--- Exercise prompt ---
Give back, exactly as it appears, the run of lines opening with the one containing "Rebuild this chart" and closing with the one containing "[0, 0.12, 0.12];". Nothing outside that run should appear.

--- Stored rows ---
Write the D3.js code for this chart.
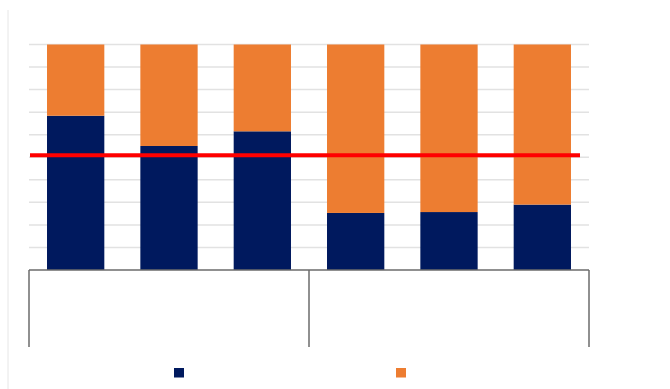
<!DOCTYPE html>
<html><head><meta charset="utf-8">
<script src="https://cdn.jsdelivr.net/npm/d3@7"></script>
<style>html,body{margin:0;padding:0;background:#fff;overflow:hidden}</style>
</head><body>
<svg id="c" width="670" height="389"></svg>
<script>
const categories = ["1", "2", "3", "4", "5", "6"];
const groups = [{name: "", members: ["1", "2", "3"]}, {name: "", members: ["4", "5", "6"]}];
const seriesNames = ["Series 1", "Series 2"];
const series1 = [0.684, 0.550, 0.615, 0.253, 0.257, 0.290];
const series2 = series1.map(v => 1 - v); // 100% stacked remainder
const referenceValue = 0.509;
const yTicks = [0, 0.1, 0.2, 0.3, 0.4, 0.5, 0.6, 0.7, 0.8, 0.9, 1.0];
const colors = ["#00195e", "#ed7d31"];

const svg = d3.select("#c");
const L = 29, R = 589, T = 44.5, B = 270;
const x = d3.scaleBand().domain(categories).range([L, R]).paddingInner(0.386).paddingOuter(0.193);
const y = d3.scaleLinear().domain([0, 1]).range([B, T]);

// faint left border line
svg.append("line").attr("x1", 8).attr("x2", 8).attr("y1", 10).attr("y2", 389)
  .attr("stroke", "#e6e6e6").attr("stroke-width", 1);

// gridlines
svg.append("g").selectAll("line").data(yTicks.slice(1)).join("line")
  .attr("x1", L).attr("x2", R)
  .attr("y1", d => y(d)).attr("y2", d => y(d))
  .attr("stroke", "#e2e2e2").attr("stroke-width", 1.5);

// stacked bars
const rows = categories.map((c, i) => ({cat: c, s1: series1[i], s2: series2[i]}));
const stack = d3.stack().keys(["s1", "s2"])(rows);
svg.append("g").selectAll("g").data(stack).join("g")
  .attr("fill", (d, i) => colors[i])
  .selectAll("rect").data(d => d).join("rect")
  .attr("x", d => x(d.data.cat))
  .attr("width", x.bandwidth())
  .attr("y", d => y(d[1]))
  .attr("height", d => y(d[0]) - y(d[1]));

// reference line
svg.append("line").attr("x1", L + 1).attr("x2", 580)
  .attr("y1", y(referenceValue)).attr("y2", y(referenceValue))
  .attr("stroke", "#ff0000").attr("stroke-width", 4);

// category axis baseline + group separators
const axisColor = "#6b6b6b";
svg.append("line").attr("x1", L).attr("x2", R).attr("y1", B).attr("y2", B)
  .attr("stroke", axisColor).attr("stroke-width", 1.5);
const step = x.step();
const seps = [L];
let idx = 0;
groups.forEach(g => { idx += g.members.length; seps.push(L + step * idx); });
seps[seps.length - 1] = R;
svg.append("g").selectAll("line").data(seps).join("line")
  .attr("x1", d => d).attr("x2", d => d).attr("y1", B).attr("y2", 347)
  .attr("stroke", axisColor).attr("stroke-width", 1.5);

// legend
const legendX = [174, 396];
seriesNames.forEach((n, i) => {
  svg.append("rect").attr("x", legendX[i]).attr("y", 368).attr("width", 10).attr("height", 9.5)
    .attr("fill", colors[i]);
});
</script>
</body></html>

* * *

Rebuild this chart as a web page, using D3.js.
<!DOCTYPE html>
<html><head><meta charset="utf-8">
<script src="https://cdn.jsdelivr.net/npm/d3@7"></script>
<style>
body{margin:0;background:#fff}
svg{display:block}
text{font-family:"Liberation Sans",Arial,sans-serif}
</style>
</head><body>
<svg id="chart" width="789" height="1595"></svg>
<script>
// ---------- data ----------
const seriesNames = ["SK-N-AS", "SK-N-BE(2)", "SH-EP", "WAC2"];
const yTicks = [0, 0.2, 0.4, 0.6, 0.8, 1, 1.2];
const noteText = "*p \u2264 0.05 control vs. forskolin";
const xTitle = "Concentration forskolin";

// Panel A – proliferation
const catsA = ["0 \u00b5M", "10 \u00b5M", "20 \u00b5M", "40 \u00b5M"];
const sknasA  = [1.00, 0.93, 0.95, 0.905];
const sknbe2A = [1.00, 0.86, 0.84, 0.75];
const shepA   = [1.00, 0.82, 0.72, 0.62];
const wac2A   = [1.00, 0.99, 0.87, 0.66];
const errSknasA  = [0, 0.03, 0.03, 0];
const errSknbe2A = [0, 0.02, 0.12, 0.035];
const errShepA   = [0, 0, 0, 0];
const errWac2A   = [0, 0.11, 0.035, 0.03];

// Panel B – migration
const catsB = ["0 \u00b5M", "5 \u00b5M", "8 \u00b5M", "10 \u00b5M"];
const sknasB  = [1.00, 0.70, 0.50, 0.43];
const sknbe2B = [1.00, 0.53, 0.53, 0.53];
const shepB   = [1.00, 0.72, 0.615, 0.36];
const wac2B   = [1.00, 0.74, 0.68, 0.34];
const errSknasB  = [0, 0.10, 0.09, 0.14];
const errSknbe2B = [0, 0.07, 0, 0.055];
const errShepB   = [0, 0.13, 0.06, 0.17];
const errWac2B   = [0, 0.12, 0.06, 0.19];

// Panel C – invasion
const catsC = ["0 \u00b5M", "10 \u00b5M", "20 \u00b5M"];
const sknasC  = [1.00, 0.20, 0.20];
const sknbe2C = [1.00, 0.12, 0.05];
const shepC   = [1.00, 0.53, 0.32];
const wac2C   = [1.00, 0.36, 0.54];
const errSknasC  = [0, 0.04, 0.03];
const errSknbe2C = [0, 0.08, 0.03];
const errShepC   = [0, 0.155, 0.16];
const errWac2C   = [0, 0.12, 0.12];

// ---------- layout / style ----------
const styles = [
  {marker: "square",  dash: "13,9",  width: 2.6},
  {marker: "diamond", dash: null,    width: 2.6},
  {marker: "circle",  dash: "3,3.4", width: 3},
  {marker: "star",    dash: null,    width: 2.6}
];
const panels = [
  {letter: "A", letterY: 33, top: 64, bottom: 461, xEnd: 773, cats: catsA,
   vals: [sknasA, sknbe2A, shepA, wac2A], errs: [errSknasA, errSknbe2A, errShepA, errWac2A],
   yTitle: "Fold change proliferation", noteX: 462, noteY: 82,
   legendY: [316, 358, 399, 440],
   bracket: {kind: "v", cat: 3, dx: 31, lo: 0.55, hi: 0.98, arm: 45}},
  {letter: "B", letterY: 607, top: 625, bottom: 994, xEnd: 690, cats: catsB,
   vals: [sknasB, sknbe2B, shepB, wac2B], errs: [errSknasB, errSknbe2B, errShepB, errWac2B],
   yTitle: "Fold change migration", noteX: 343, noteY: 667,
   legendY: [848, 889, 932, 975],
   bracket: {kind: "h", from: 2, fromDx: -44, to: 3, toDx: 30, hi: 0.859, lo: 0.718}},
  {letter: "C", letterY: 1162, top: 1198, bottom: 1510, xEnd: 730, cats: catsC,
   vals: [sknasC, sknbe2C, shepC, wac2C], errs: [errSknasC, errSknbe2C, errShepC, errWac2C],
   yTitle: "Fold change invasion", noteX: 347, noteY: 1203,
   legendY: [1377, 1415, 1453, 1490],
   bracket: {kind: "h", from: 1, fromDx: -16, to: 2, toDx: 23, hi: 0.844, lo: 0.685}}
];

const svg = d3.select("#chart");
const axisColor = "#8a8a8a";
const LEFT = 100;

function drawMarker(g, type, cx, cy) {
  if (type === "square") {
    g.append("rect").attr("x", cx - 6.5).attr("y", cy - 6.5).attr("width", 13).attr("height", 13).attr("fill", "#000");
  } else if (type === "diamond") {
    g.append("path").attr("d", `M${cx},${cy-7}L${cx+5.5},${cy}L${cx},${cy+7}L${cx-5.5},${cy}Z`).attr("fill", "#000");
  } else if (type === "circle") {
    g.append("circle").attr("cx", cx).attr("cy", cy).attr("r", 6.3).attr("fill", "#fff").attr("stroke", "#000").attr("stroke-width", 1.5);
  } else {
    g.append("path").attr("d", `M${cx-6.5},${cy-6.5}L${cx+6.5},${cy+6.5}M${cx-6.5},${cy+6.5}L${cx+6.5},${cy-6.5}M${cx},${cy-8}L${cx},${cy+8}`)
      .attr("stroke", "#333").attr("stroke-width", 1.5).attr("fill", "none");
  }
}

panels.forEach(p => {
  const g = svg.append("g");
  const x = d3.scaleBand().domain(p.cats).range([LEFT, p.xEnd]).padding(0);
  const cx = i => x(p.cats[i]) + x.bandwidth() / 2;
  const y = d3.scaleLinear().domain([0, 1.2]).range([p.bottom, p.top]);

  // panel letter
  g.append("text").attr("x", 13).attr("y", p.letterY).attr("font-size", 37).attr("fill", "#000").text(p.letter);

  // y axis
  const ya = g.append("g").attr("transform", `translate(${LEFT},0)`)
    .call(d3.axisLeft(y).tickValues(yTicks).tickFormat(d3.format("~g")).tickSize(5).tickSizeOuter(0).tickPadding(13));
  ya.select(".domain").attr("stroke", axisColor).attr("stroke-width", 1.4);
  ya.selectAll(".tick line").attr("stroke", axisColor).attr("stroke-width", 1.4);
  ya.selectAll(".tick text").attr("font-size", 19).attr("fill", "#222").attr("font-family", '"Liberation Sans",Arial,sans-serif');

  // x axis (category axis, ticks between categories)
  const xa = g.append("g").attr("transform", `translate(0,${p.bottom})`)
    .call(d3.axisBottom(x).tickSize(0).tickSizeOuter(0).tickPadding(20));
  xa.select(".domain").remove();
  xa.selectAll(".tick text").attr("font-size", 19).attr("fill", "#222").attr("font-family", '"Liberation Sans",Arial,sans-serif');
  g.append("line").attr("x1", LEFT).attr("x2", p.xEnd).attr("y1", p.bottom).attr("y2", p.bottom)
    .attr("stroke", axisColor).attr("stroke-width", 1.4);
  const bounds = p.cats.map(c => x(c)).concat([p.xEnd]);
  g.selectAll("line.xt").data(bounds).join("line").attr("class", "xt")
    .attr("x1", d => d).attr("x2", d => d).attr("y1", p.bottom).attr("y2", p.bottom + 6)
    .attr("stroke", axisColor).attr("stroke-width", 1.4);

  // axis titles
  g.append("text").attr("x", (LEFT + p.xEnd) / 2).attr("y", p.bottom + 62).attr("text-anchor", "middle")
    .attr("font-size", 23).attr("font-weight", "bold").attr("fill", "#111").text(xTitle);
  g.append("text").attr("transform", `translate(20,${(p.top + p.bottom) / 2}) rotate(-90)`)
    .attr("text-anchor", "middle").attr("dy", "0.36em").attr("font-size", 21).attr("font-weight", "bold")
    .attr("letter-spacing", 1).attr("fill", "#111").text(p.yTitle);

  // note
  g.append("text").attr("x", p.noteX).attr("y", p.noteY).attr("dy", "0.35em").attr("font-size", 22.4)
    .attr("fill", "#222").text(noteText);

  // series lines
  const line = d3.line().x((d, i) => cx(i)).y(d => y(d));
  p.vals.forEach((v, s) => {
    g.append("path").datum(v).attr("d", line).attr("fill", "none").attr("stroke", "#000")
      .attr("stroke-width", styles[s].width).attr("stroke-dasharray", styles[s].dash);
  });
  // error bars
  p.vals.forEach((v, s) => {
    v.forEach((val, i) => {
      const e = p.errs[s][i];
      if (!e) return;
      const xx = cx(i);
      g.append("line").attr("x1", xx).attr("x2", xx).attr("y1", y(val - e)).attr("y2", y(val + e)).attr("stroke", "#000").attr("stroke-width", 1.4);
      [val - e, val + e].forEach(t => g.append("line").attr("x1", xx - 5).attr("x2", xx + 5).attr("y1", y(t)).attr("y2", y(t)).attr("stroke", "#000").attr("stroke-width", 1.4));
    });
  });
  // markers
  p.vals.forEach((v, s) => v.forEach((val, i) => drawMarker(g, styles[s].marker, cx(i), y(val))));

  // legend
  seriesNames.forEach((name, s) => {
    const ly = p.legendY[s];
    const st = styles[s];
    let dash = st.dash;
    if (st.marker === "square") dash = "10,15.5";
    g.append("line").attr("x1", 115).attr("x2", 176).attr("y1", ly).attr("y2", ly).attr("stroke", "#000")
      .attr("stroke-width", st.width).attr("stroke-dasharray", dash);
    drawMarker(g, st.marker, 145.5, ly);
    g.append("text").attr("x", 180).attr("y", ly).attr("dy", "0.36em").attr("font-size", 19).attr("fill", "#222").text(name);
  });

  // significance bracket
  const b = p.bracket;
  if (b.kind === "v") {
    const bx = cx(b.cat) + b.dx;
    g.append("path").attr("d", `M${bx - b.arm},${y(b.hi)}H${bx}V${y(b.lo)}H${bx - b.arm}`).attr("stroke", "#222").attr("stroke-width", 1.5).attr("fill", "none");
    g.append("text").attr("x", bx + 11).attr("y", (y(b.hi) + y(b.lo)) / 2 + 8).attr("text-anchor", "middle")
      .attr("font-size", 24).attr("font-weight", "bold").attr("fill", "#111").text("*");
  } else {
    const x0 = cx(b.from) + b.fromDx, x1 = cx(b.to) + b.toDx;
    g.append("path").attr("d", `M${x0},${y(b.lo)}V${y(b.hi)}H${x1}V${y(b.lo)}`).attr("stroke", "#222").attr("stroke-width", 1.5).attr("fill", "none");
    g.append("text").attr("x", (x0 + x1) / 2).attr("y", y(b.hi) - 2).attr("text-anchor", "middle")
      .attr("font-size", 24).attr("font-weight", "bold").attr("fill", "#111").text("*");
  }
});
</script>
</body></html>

--- Output for this task ---
Rebuild this chart as a web page, using D3.js.
<!DOCTYPE html>
<html><head><meta charset="utf-8">
<script src="https://cdn.jsdelivr.net/npm/d3@7"></script>
<style>
body{margin:0;background:#fff}
svg{display:block}
text{font-family:"Liberation Sans",Arial,sans-serif}
</style>
</head><body>
<svg id="chart" width="789" height="1595"></svg>
<script>
// ---------- data ----------
const seriesNames = ["SK-N-AS", "SK-N-BE(2)", "SH-EP", "WAC2"];
const yTicks = [0, 0.2, 0.4, 0.6, 0.8, 1, 1.2];
const noteText = "*p \u2264 0.05 control vs. forskolin";
const xTitle = "Concentration forskolin";

// Panel A – proliferation
const catsA = ["0 \u00b5M", "10 \u00b5M", "20 \u00b5M", "40 \u00b5M"];
const sknasA  = [1.00, 0.93, 0.95, 0.905];
const sknbe2A = [1.00, 0.86, 0.84, 0.75];
const shepA   = [1.00, 0.82, 0.72, 0.62];
const wac2A   = [1.00, 0.99, 0.87, 0.66];
const errSknasA  = [0, 0.03, 0.03, 0];
const errSknbe2A = [0, 0.02, 0.12, 0.035];
const errShepA   = [0, 0, 0, 0];
const errWac2A   = [0, 0.11, 0.035, 0.03];

// Panel B – migration
const catsB = ["0 \u00b5M", "5 \u00b5M", "8 \u00b5M", "10 \u00b5M"];
const sknasB  = [1.00, 0.70, 0.50, 0.43];
const sknbe2B = [1.00, 0.53, 0.53, 0.53];
const shepB   = [1.00, 0.72, 0.615, 0.36];
const wac2B   = [1.00, 0.74, 0.68, 0.34];
const errSknasB  = [0, 0.10, 0.09, 0.14];
const errSknbe2B = [0, 0.07, 0, 0.055];
const errShepB   = [0, 0.13, 0.06, 0.17];
const errWac2B   = [0, 0.12, 0.06, 0.19];

// Panel C – invasion
const catsC = ["0 \u00b5M", "10 \u00b5M", "20 \u00b5M"];
const sknasC  = [1.00, 0.20, 0.20];
const sknbe2C = [1.00, 0.12, 0.05];
const shepC   = [1.00, 0.53, 0.32];
const wac2C   = [1.00, 0.36, 0.54];
const errSknasC  = [0, 0.04, 0.03];
const errSknbe2C = [0, 0.08, 0.03];
const errShepC   = [0, 0.155, 0.16];
const errWac2C   = [0, 0.12, 0.12];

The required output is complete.